INCENTIVE STOCK OPTION AGREEMENT
THIS AGREEMENT is made as of the ____ day of ________, 199_ (the "Grant
Date") between ILEX ONCOLOGY, INC., a Delaware corporation (the "Company"), and
_____________________________ (the "Optionee").
WITNESSETH:
WHEREAS, effective as of January 12, 1995, the stockholders of the
Company adopted the ILEX Oncology, Inc. 1995 Stock Option Plan, as amended from
time to time (the "Plan"), to provide a means whereby the Company may, through
the grant of options to purchase the Company's common stock, $.01 par value
("Common Stock"), to employees of and consultants to the Company and of any
subsidiary, attract and retain persons of ability (including officers and
directors) as key employees and consultants, and motivate such employees and
consultants to exert their best efforts on behalf of the Company and any such
subsidiary;
WHEREAS, the Optionee is a _____________ of the Company; and
WHEREAS, the Compensation Committee of the Company (the "Committee")
considers desirable and in the best interests of the Company that the Optionee
be granted an incentive stock option to purchase shares of the Company's Common
Stock.
NOW, THEREFORE, in consideration of these premises, the parties agree as
follows:
1. GRANT. The Company grants to the Optionee an option to purchase
______ shares of Common Stock at a per-share price of ____ and no/100 dollars
($____) (the "Option Price") on the terms and subject to the conditions set
forth in this Agreement (the "Option") and as set forth in the Plan. The
Option is intended to be an incentive stock option which satisfies the
requirements of Section 422 of the Internal Revenue Code of 1986, as amended.

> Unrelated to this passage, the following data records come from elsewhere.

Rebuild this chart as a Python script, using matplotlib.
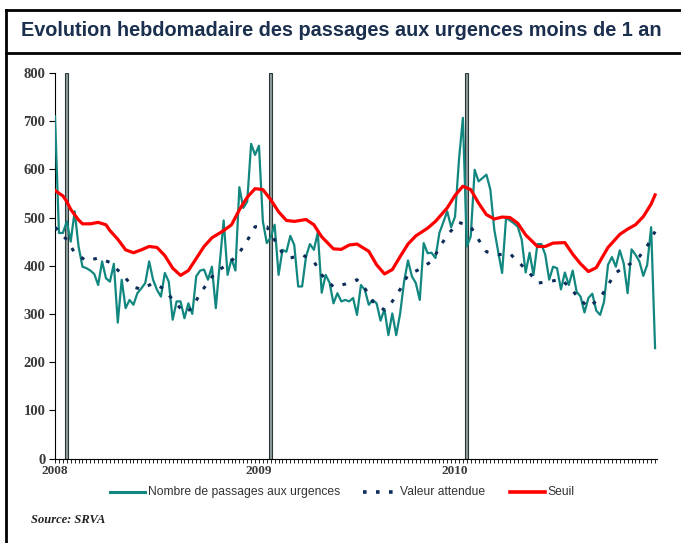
import matplotlib
matplotlib.use("Agg")
from matplotlib import pyplot as plt
from matplotlib.lines import Line2D

# nombre de passages par semaine (semaine 0 = debut 2008)
passages = [710, 468, 468, 492, 450, 513, 440, 398, 395, 390, 383, 360, 409, 374, 367, 404,
            282, 371, 312, 329, 319, 343, 353, 364, 409, 371, 350, 336, 385, 367, 288, 326,
            326, 291, 322, 300, 378, 390, 392, 371, 398, 312, 405, 494, 381, 414, 390, 563,
            520, 533, 653, 630, 649, 492, 447, 459, 485, 381, 433, 429, 462, 443, 357, 357,
            419, 445, 433, 469, 344, 381, 365, 322, 343, 326, 329, 326, 333, 298, 360, 350,
            319, 329, 322, 286, 310, 256, 301, 256, 301, 367, 411, 378, 364, 329, 447, 426,
            427, 416, 468, 490, 513, 480, 502, 620, 707, 440, 461, 599, 575, 582, 589, 558,
            475, 429, 385, 499, 494, 488, 481, 454, 386, 427, 381, 445, 445, 423, 371, 398,
            395, 351, 386, 360, 390, 346, 336, 303, 333, 342, 307, 298, 326, 402, 418, 398,
            432, 405, 343, 434, 423, 409, 379, 402, 480, 229]

attendu_sem = [0, 3, 5, 8, 11, 14, 17, 20, 22, 25, 28, 30, 33, 35, 37, 39, 41, 44, 47, 49,
               51, 54, 58, 60, 63, 66, 68, 71, 74, 77, 79, 81, 84, 86, 88, 90, 93, 96, 98,
               100, 103, 106, 108, 110, 113, 116, 118, 121, 123, 126, 129, 131, 134, 136,
               139, 141, 143, 146, 149, 151, 153]
attendu = [480, 454, 427, 410, 416, 407, 383, 356, 351, 364, 351, 329, 303, 312, 343, 365,
           388, 402, 427, 452, 481, 481, 426, 416, 423, 409, 381, 356, 362, 371, 353, 326,
           308, 326, 351, 381, 393, 409, 437, 464, 490, 481, 454, 429, 423, 425, 409, 385,
           364, 367, 372, 357, 329, 314, 333, 360, 386, 400, 419, 441, 471]

seuil_sem = [0, 2, 3, 4, 6, 7, 9, 11, 13, 14, 16, 18, 20, 22, 24, 26, 28, 30, 32, 34, 36,
             38, 40, 43, 45, 47, 49, 51, 53, 55, 57, 59, 61, 64, 66, 68, 71, 73, 75, 77, 80,
             82, 84, 86, 88, 90, 92, 95, 97, 100, 102, 104, 106, 108, 110, 112, 114, 116,
             118, 120, 123, 125, 127, 130, 132, 134, 136, 138, 141, 144, 146, 148, 150, 152,
             153]
seuil = [556, 545, 533, 517, 495, 487, 487, 490, 485, 473, 455, 433, 427, 433, 440, 438,
         421, 395, 380, 390, 415, 440, 458, 473, 485, 516, 542, 560, 558, 537, 512, 494,
         492, 496, 485, 460, 435, 434, 443, 445, 430, 402, 383, 392, 419, 445, 462, 478,
         492, 520, 546, 565, 558, 530, 506, 497, 501, 500, 488, 464, 440, 440, 447, 448,
         424, 404, 388, 396, 438, 465, 476, 485, 502, 528, 547]

annees = ["2008", "2009", "2010"]
annees_pos = [0, 52, 102]
barres = [3, 55, 105]

teal = "#11877f"
navy = "#0c2d5a"
rouge = "#ff0000"

fig = plt.figure(figsize=(6.81, 5.43), dpi=100)

# cadre et bandeau du titre
fig.add_artist(Line2D([0.0095, 0.0095], [0, 0.981], color="black", lw=2, transform=fig.transFigure))
fig.add_artist(Line2D([0.0095, 1], [0.981, 0.981], color="black", lw=2, transform=fig.transFigure))
fig.add_artist(Line2D([0.0095, 1], [0.903, 0.903], color="black", lw=2, transform=fig.transFigure))
fig.text(0.031, 0.943, "Evolution hebdomadaire des passages aux urgences moins de 1 an",
         fontsize=14.3, fontweight="bold", color="#1b2f4e", family="Liberation Sans",
         va="center", ha="left")

ax = fig.add_axes([0.0808, 0.1556, 0.884, 0.71])
x = list(range(len(passages)))

for b in barres:
    ax.axvspan(b - 0.4, b + 0.4, facecolor="#8e9e9c", edgecolor="#2c3938", lw=0.8, zorder=1)

ax.plot(x, passages, color=teal, lw=1.6, zorder=3)
ax.plot(attendu_sem, attendu, color=navy, lw=2.2, linestyle=(0, (1.2, 3.2)), zorder=4)
ax.plot(seuil_sem, seuil, color=rouge, lw=2.3, zorder=5)

ax.set_xlim(0, 153.5)
ax.set_ylim(0, 800)
ax.set_yticks(range(0, 801, 100))
ax.set_xticks(annees_pos)
ax.set_xticklabels(annees)
ax.set_xticks(x, minor=True)
for s in ["top", "right"]:
    ax.spines[s].set_visible(False)
ax.tick_params(axis="y", length=4, width=0.8, direction="out", pad=3)
ax.tick_params(axis="x", which="both", length=3, width=0.6, direction="out", pad=2)
for t in ax.get_yticklabels() + ax.get_xticklabels():
    t.set_fontfamily("Liberation Serif")
    t.set_fontweight("bold")
    t.set_color("#3a3a3a")
for t in ax.get_yticklabels():
    t.set_fontsize(10.5)
for t in ax.get_xticklabels():
    t.set_fontsize(9.5)

# legende placee a la main
ly = 0.094
items = [
    ((0.1615, 0.213), dict(color=teal, lw=2.2), "Nombre de passages aux urgences"),
    ((0.533, 0.583), dict(color=navy, lw=2.6, linestyle=(0, (1.0, 2.6))), "Valeur attendue"),
    ((0.749, 0.800), dict(color=rouge, lw=2.6), "Seuil"),
]
for (x0, x1), style, label in items:
    fig.add_artist(Line2D([x0, x1], [ly, ly], transform=fig.transFigure, **style))
    fig.text(x1 + 0.004, ly, label, fontsize=8.7, family="Liberation Sans",
             color="#333333", ha="left", va="center")

fig.text(0.045, 0.042, "Source: SRVA", fontsize=9, fontstyle="italic", fontweight="bold",
         family="Liberation Serif", color="#222222", ha="left", va="center")

fig.savefig("out.png", dpi=100)
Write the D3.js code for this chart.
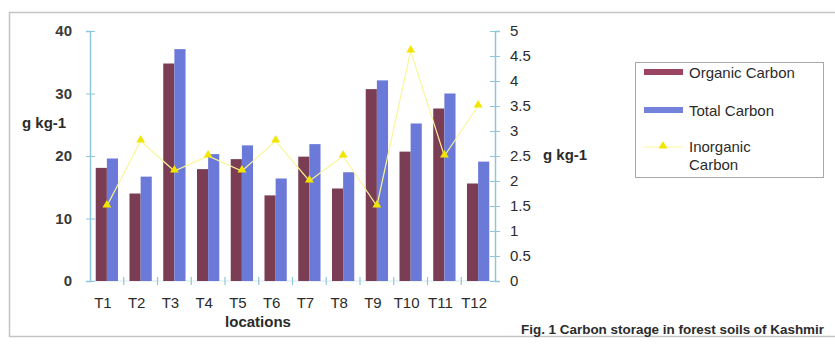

2. DURATION AND EXERCISE. Subject to the provisions of the Plan,
the duration of the Option shall be for the period beginning on the Grant Date
and continuing through the latest of (i) the close of business on the fifth
anniversary of the Grant Date, (ii) the close of business on the one year
anniversary of the termination of Optionee's employment with the Company, and
(iii) one year subsequent to the termination of the "Lock-up period" that is
negotiated by the Company and its underwriters in connection with an initial
public offering of the Company's Common Stock (the "Option Period"). However,
in no event shall the Option be exercisable after the tenth anniversary of the
effective date of this Agreement. Except to the extent otherwise provided in
the Plan, the manner, time and rate of exercise of the Option shall be in
accordance with the following terms:
(a) This Option may not be exercised in any part from the
Grant Date to the first anniversary of the Grant Date.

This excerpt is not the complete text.